Produce nothing but an exact copy of the lines from the one containing "Write the matplotlib code for this chart." through the one containing "3.45, 3.0, 2.6, 2.2]", and do not carry over pictures.

## RECORDS FOR PROCESSING
# # #

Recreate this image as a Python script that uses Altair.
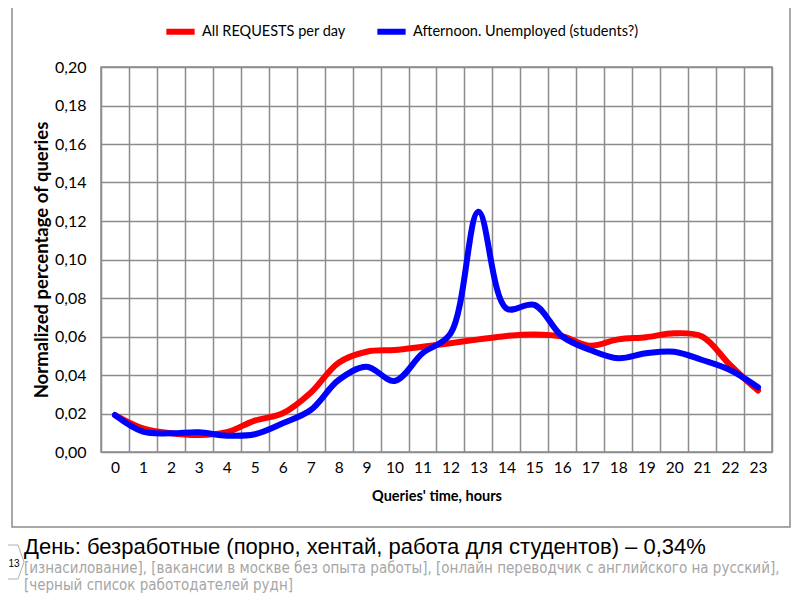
import altair as alt
import pandas as pd

hours = list(range(24))
series_names = ["All REQUESTS per day", "Afternoon. Unemployed (students?)"]
series_colors = ["#ff0000", "#0000ff"]
all_requests = [0.0192, 0.0123, 0.0097, 0.0088, 0.0103, 0.0163, 0.0201, 0.0308,
                0.0464, 0.0521, 0.0530, 0.0547, 0.0565, 0.0585, 0.0603, 0.0611,
                0.0600, 0.0552, 0.0585, 0.0596, 0.0617, 0.0600, 0.0452, 0.0319]
afternoon = [0.0192, 0.0106, 0.0097, 0.0102, 0.0085, 0.0092, 0.0149, 0.0218,
             0.0374, 0.0443, 0.0369, 0.0513, 0.0615, 0.1248, 0.0746, 0.0764,
             0.0600, 0.0530, 0.0487, 0.0513, 0.0521, 0.0478, 0.0426, 0.0336]
y_ticks = [0.0, 0.02, 0.04, 0.06, 0.08, 0.10, 0.12, 0.14, 0.16, 0.18, 0.20]

main_caption = "День: безработные (порно, хентай, работа для студентов) – 0,34%"
gray_line1 = "[изнасилование], [вакансии в москве без опыта работы], [онлайн переводчик с английского на русский],"
gray_line2 = "[черный список работодателей рудн]"
slide_number = "13"

df = pd.DataFrame({
    "hour": hours * 2,
    "value": all_requests + afternoon,
    "series": [series_names[0]] * 24 + [series_names[1]] * 24,
})

color_scale = alt.Scale(domain=series_names, range=series_colors)

x_enc = alt.X(
    "hour:O",
    bandPosition=0.5,
    scale=alt.Scale(type="band", paddingInner=0, paddingOuter=0),
    axis=alt.Axis(
        title="Queries' time, hours", titleFont="Lato", titleFontSize=14.5,
        titleFontWeight="bold", titleColor="#000", titlePadding=14,
        labelFont="Lato", labelFontSize=15.5, labelColor="#000", labelAngle=0,
        labelPadding=8, ticks=False, tickBand="extent", domain=False,
        grid=True, gridColor="#8c8c8c", gridWidth=1.5,
    ),
)
y_enc = alt.Y(
    "value:Q",
    scale=alt.Scale(domain=[0, 0.2], nice=False),
    axis=alt.Axis(
        title="Normalized percentage of queries", titleFont="Lato",
        titleFontSize=18.5, titleFontWeight="bold", titleColor="#000",
        titlePadding=3, values=y_ticks,
        labelExpr="replace(format(datum.value, '.2f'), '.', ',')",
        labelFont="Lato", labelFontSize=16, labelColor="#000", labelPadding=15,
        ticks=False, domain=False, grid=True, gridColor="#8c8c8c", gridWidth=1.5,
    ),
)
color_enc = alt.Color(
    "series:N", scale=color_scale,
    legend=alt.Legend(
        orient="none", legendX=62, legendY=-53, direction="horizontal",
        title=None, symbolType="stroke", symbolStrokeWidth=6, symbolSize=800,
        labelFont="Lato", labelFontSize=14.5, labelColor="#000", labelLimit=0,
        columnPadding=19, labelOffset=4,
    ),
)

base = alt.Chart(df)
red = base.transform_filter(alt.datum.series == series_names[0]).mark_line(
    strokeWidth=6, interpolate="catmull-rom", strokeCap="round", strokeJoin="round"
).encode(x=x_enc, y=y_enc, color=color_enc)
blue = base.transform_filter(alt.datum.series == series_names[1]).mark_line(
    strokeWidth=6, interpolate="catmull-rom", strokeCap="round", strokeJoin="round"
).encode(x=x_enc, y=y_enc, color=color_enc)

one = pd.DataFrame({"k": [0]})
frame = alt.Chart(one).mark_rect(fill=None, stroke="#8c8c8c", strokeWidth=1.5).encode(
    x=alt.value(-89), x2=alt.value(689), y=alt.value(-66), y2=alt.value(460)
)
cap_main = alt.Chart(one).mark_text(
    text=main_caption, align="left", baseline="middle", font="Liberation Sans",
    fontSize=22, color="#000"
).encode(x=alt.value(-77), y=alt.value(480))
cap_g1 = alt.Chart(one).mark_text(
    text=gray_line1, align="left", baseline="middle", font="DejaVu Sans Condensed",
    fontSize=15, color="#a6a6a6"
).encode(x=alt.value(-77), y=alt.value(501))
cap_g2 = alt.Chart(one).mark_text(
    text=gray_line2, align="left", baseline="middle", font="DejaVu Sans Condensed",
    fontSize=15, color="#a6a6a6"
).encode(x=alt.value(-77), y=alt.value(518))
num = alt.Chart(one).mark_text(
    text=slide_number, align="center", baseline="middle", font="Liberation Sans",
    fontSize=10, color="#000"
).encode(x=alt.value(-87), y=alt.value(497))

tab_style = dict(color="#b0b0b0", strokeWidth=1)
tab_top = alt.Chart(one).mark_rule(**tab_style).encode(
    x=alt.value(-93), x2=alt.value(-83), y=alt.value(478), y2=alt.value(478))
tab_d1 = alt.Chart(one).mark_rule(**tab_style).encode(
    x=alt.value(-83), x2=alt.value(-77), y=alt.value(478), y2=alt.value(495))
tab_d2 = alt.Chart(one).mark_rule(**tab_style).encode(
    x=alt.value(-77), x2=alt.value(-83), y=alt.value(495), y2=alt.value(512))
tab_bot = alt.Chart(one).mark_rule(**tab_style).encode(
    x=alt.value(-83), x2=alt.value(-93), y=alt.value(512), y2=alt.value(512))

chart = alt.layer(frame, red, blue, cap_main, cap_g1, cap_g2,
                  tab_top, tab_d1, tab_d2, tab_bot, num).properties(
    width=671, height=385,
    autosize=alt.AutoSizeParams(type="none"),
    padding={"left": 93, "top": 59, "right": 20, "bottom": 143},
    background="#ffffff",
).configure_view(stroke="#8c8c8c", strokeWidth=1.5)

chart.save("out.html", embed_options={"renderer": "svg", "actions": False})
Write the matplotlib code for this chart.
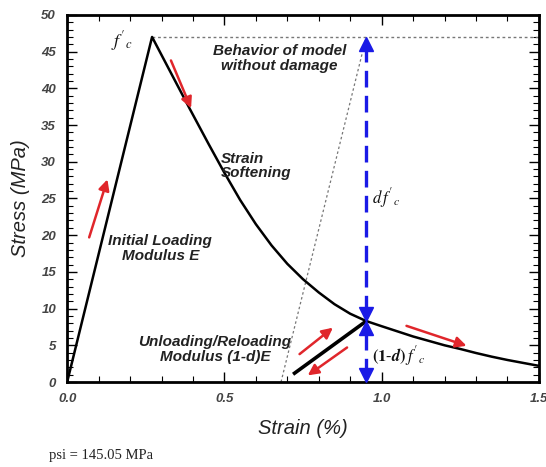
import matplotlib
matplotlib.use("Agg")
import matplotlib.pyplot as plt
from matplotlib.ticker import MultipleLocator

plt.rcParams["mathtext.fontset"] = "stix"

# ---- data ----
strain = [0.0, 0.27, 0.33, 0.39, 0.45, 0.50, 0.55, 0.60, 0.65, 0.70, 0.75,
          0.80, 0.85, 0.90, 0.951, 1.00, 1.05, 1.10, 1.15, 1.20, 1.25, 1.30,
          1.35, 1.40, 1.45, 1.50]
stress = [0.0, 47.0, 42.1, 37.2, 32.4, 28.5, 24.8, 21.5, 18.6, 16.1, 14.0,
          12.2, 10.6, 9.3, 8.3, 7.6, 6.9, 6.2, 5.6, 5.0, 4.5, 3.95,
          3.45, 3.0, 2.6, 2.2]

peak_strain, peak_stress = 0.27, 47.0
unload_strain = [0.723, 0.951]
unload_stress = [1.2, 8.3]
undamaged_strain = [0.68, 0.951]
undamaged_stress = [0.0, 47.0]
damage_strain = 0.951
damage_stress = 8.3

xticks = [0.0, 0.5, 1.0, 1.5]
xticklabels = ["0.0", "0.5", "1.0", "1.5"]
yticks = [0, 5, 10, 15, 20, 25, 30, 35, 40, 45, 50]

# red arrows: (start x, start y, end x, end y)
red_arrows = [
    (0.070, 19.7, 0.128, 27.6),
    (0.330, 43.8, 0.394, 37.3),
    (0.739, 3.8, 0.845, 7.4),
    (0.890, 4.7, 0.765, 0.9),
    (1.079, 7.65, 1.270, 4.93),
]

fig = plt.figure(figsize=(5.46, 4.67), dpi=100)
ax = fig.add_axes([0.123, 0.182, 0.864, 0.786])

ax.plot(strain, stress, color="black", lw=1.8, zorder=3)
ax.plot(unload_strain, unload_stress, color="black", lw=2.6, zorder=3)
ax.plot([peak_strain, 1.5], [peak_stress, peak_stress], color="#777777",
        lw=1.0, ls=(0, (2, 2)), zorder=2)
ax.plot(undamaged_strain, undamaged_stress, color="#777777", lw=0.9,
        ls=(0, (2, 2)), zorder=2)

red = "#e0262b"
for x0, y0, x1, y1 in red_arrows:
    ax.annotate("", xy=(x1, y1), xytext=(x0, y0),
                arrowprops=dict(arrowstyle="-|>", color=red, lw=1.8,
                                mutation_scale=16, shrinkA=0, shrinkB=0),
                zorder=4)

blue = "#1a1ae6"
ax.plot([damage_strain, damage_strain], [damage_stress + 1.2, peak_stress - 1.5],
        color=blue, lw=2.4, ls=(0, (5, 2.5)), zorder=4)
ax.plot([damage_strain, damage_strain], [1.0, damage_stress - 1.2],
        color=blue, lw=2.4, ls=(0, (5, 2.5)), zorder=4)
ms = 10
ax.plot([damage_strain], [peak_stress - 0.9], marker="^", color=blue, ms=ms,
        clip_on=False, zorder=5)
ax.plot([damage_strain], [damage_stress + 1.0], marker="v", color=blue, ms=ms, zorder=5)
ax.plot([damage_strain], [damage_stress - 0.9], marker="^", color=blue, ms=ms, zorder=5)
ax.plot([damage_strain], [0.9], marker="v", color=blue, ms=ms, clip_on=False, zorder=5)

sans = {"family": "Liberation Sans", "style": "italic", "weight": "bold",
        "color": "#222222"}
ax.text(0.675, 44.1, "Behavior of model\nwithout damage", ha="center", va="center",
        fontsize=11, linespacing=1.05, **sans)
ax.text(0.49, 29.4, "Strain\nSoftening", ha="left", va="center",
        fontsize=11, linespacing=1.05, **sans)
ax.text(0.296, 18.2, "Initial Loading\nModulus E", ha="center", va="center",
        fontsize=11, linespacing=1.05, **sans)
ax.text(0.47, 4.4, "Unloading/Reloading\nModulus (1-d)E", ha="center", va="center",
        fontsize=11, linespacing=1.05, **sans)

ax.text(0.207, 46.4, r"$f'_{c}$", ha="right", va="center", fontsize=13,
        color="#111111")
ax.text(0.968, 25.1, r"$d\,f'_{c}$", ha="left", va="center", fontsize=12,
        color="#111111")
ax.text(0.97, 3.6, r"$\mathbf{(1\text{-}}\boldsymbol{d}\mathbf{)}\,f'_{c}$",
        ha="left", va="center", fontsize=12, color="#111111")

ax.set_xlim(0, 1.5)
ax.set_ylim(0, 50)
ax.set_xticks(xticks)
ax.set_xticklabels(xticklabels)
ax.set_yticks(yticks)
ax.xaxis.set_minor_locator(MultipleLocator(0.1))
ax.yaxis.set_minor_locator(MultipleLocator(1))
ax.tick_params(which="both", direction="in", top=True, right=True)
ax.tick_params(which="major", length=7, width=1.0, pad=8)
ax.tick_params(which="minor", length=4, width=0.8)
for lab in ax.get_xticklabels() + ax.get_yticklabels():
    lab.set_fontstyle("italic")
    lab.set_fontweight("bold")
    lab.set_fontsize(9.5)
    lab.set_color("#444444")
    lab.set_family("Liberation Sans")
for s in ax.spines.values():
    s.set_linewidth(2.0)

ax.set_xlabel("Strain (%)", fontsize=14.5, style="italic", family="Liberation Sans",
              color="#222222", labelpad=10)
ax.set_ylabel("Stress (MPa)", fontsize=14.5, style="italic", family="Liberation Sans",
              color="#222222", labelpad=8)

fig.text(0.09, 0.025, "psi = 145.05 MPa", fontsize=10.5, family="Liberation Serif",
         color="#222222", va="center")

fig.savefig("out.png", dpi=100)
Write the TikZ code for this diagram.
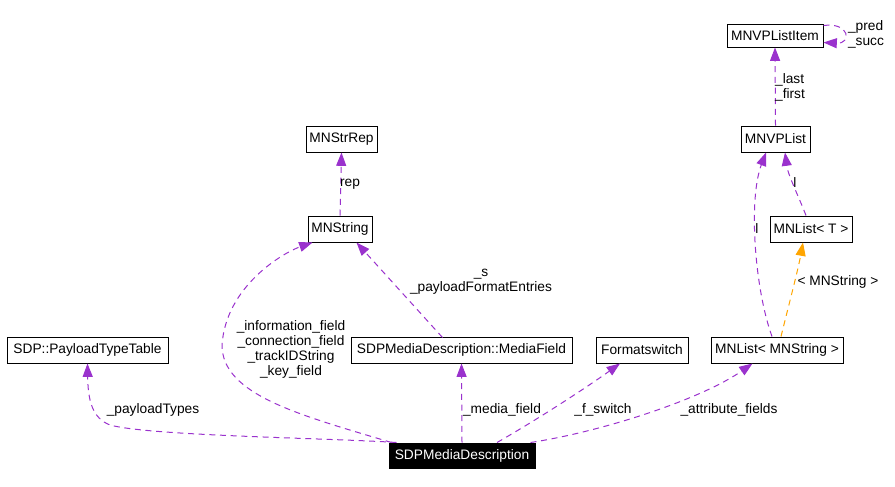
\documentclass[tikz,border=0pt]{standalone}
\usepackage{fontspec}
\setmainfont{Liberation Sans}
\usetikzlibrary{arrows.meta,calc}
\definecolor{usecol}{HTML}{9A32CD}
\definecolor{tplcol}{HTML}{FFA500}
\begin{document}
\begin{tikzpicture}[x=0.75pt,y=-0.75pt,
  box/.style={draw=black,line width=0.75pt,inner sep=0pt,minimum height=19.5pt,
    font=\fontsize{10.3}{12}\selectfont},
  lbl/.style={inner sep=0pt,align=center,font=\fontsize{10.3}{11.4}\selectfont},
  uses/.style={draw=usecol,line width=0.75pt,dash pattern=on 4.5pt off 3.5pt,
    -{Triangle[length=10pt,width=7.5pt]},color=usecol},
  tpl/.style={draw=tplcol,line width=0.75pt,dash pattern=on 4.5pt off 3.5pt,
    -{Triangle[length=10pt,width=7.5pt]},color=tplcol}]
\useasboundingbox (0,0) rectangle (895,486);
% nodes
\node[box,minimum width=72pt,minimum height=17.25pt] (item) at (775,35.5) {MNVPListItem};
\node[box,minimum width=51.75pt] (vplist) at (775.5,139) {MNVPList};
\node[box,minimum width=53.25pt] (strrep) at (341.5,139) {MNStrRep};
\node[box,minimum width=48pt] (mnstring) at (340,229) {MNString};
\node[box,minimum width=120.75pt] (ptt) at (87.5,350) {SDP::PayloadTypeTable};
\node[box,minimum width=165.75pt] (mf) at (461.5,350) {SDPMediaDescription::MediaField};
\node[box,minimum width=69pt] (fs) at (642,350) {Formatswitch};
\node[box,minimum width=99pt] (lists) at (777,350) {MNList< MNString >};
\node[box,minimum width=61.5pt] (listt) at (811,229) {MNList< T >};
\node[box,fill=black,text=white,minimum width=109.5pt,minimum height=18.75pt] (sdp) at (462,455.5) {SDPMediaDescription};
% edges
\draw[uses] ($(sdp.north west)+(8,0)$) .. controls (330,438) and (150,436) .. (110,425)
  .. controls (92,418) and (88,400) .. (ptt.south);
\draw[uses] ($(sdp.north west)+(3,0)$) .. controls (300,415) and (222,395) .. (222,345)
  .. controls (226,285) and (285,252) .. ($(mnstring.south west)+(5,0)$);
\draw[uses] ($(mf.south west)+(92,-26)$) -- ($(mnstring.south west)+(49,0)$);
\draw[uses] (mnstring.north) -- (strrep.south);
\draw[uses] (sdp.north) -- (mf.south);
\draw[uses] ($(sdp.north)+(35,0)$) .. controls (540,418) and (590,385) .. ($(fs.south)+(-22,0)$);
\draw[uses] ($(sdp.north east)+(-5,0)$) .. controls (600,432) and (700,400) .. ($(lists.south west)+(42,0)$);
\draw[uses] ($(lists.north)+(-5,0)$) .. controls (755,290) and (748,200) .. ($(vplist.south)+(-9.5,0)$);
\draw[tpl] ($(lists.north)+(4,0)$) .. controls (790,300) and (798,270) .. ($(listt.south)+(-8,0)$);
\draw[uses] ($(listt.north)+(-5,0)$) .. controls (798,195) and (788,175) .. ($(vplist.south)+(9.5,0)$);
\draw[uses] (vplist.north) -- (item.south);
\draw[uses] ($(item.north east)+(0,2)$) .. controls (850,22) and (852,44) .. ($(item.south east)+(0,-5)$);
% labels
\node[lbl] (l1) at (153,410) {\_payloadTypes};
\node[lbl] (l2) at (291,349.5) {\_information\_field\\\_connection\_field\\\_trackIDString\\\_key\_field};
\node[lbl] (l3) at (481,282) {\_s\\\_payloadFormatEntries};
\node[lbl] (l4) at (350,184) {rep};
\node[lbl] (l5) at (502,410) {\_media\_field};
\node[lbl] (l6) at (603,410) {\_f\_switch};
\node[lbl] (l7) at (729,410) {\_attribute\_fields};
\node[lbl] (l8) at (757,229) {l};
\node[lbl] (l9) at (838,282) {< MNString >};
\node[lbl] (l10) at (795,183) {l};
\node[lbl,align=left] (l11) at (790,87) {\_last\\\_first};
\node[lbl,align=left] (l12) at (866,34) {\_pred\\\_succ};
\end{tikzpicture}
\end{document}
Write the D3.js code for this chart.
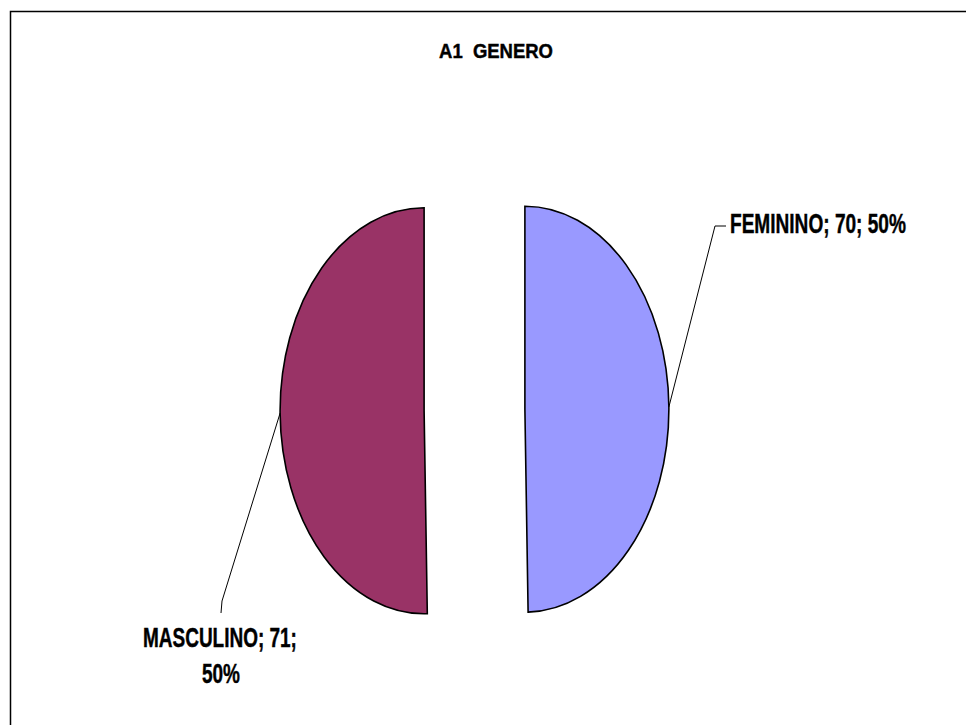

# # #

## CORRECT RESPONSE
Write the matplotlib code for this chart.
import matplotlib
matplotlib.use("Agg")
import matplotlib.pyplot as plt
from matplotlib.ticker import MultipleLocator

plt.rcParams["mathtext.fontset"] = "stix"

# ---- data ----
strain = [0.0, 0.27, 0.33, 0.39, 0.45, 0.50, 0.55, 0.60, 0.65, 0.70, 0.75,
          0.80, 0.85, 0.90, 0.951, 1.00, 1.05, 1.10, 1.15, 1.20, 1.25, 1.30,
          1.35, 1.40, 1.45, 1.50]
stress = [0.0, 47.0, 42.1, 37.2, 32.4, 28.5, 24.8, 21.5, 18.6, 16.1, 14.0,
          12.2, 10.6, 9.3, 8.3, 7.6, 6.9, 6.2, 5.6, 5.0, 4.5, 3.95,
          3.45, 3.0, 2.6, 2.2]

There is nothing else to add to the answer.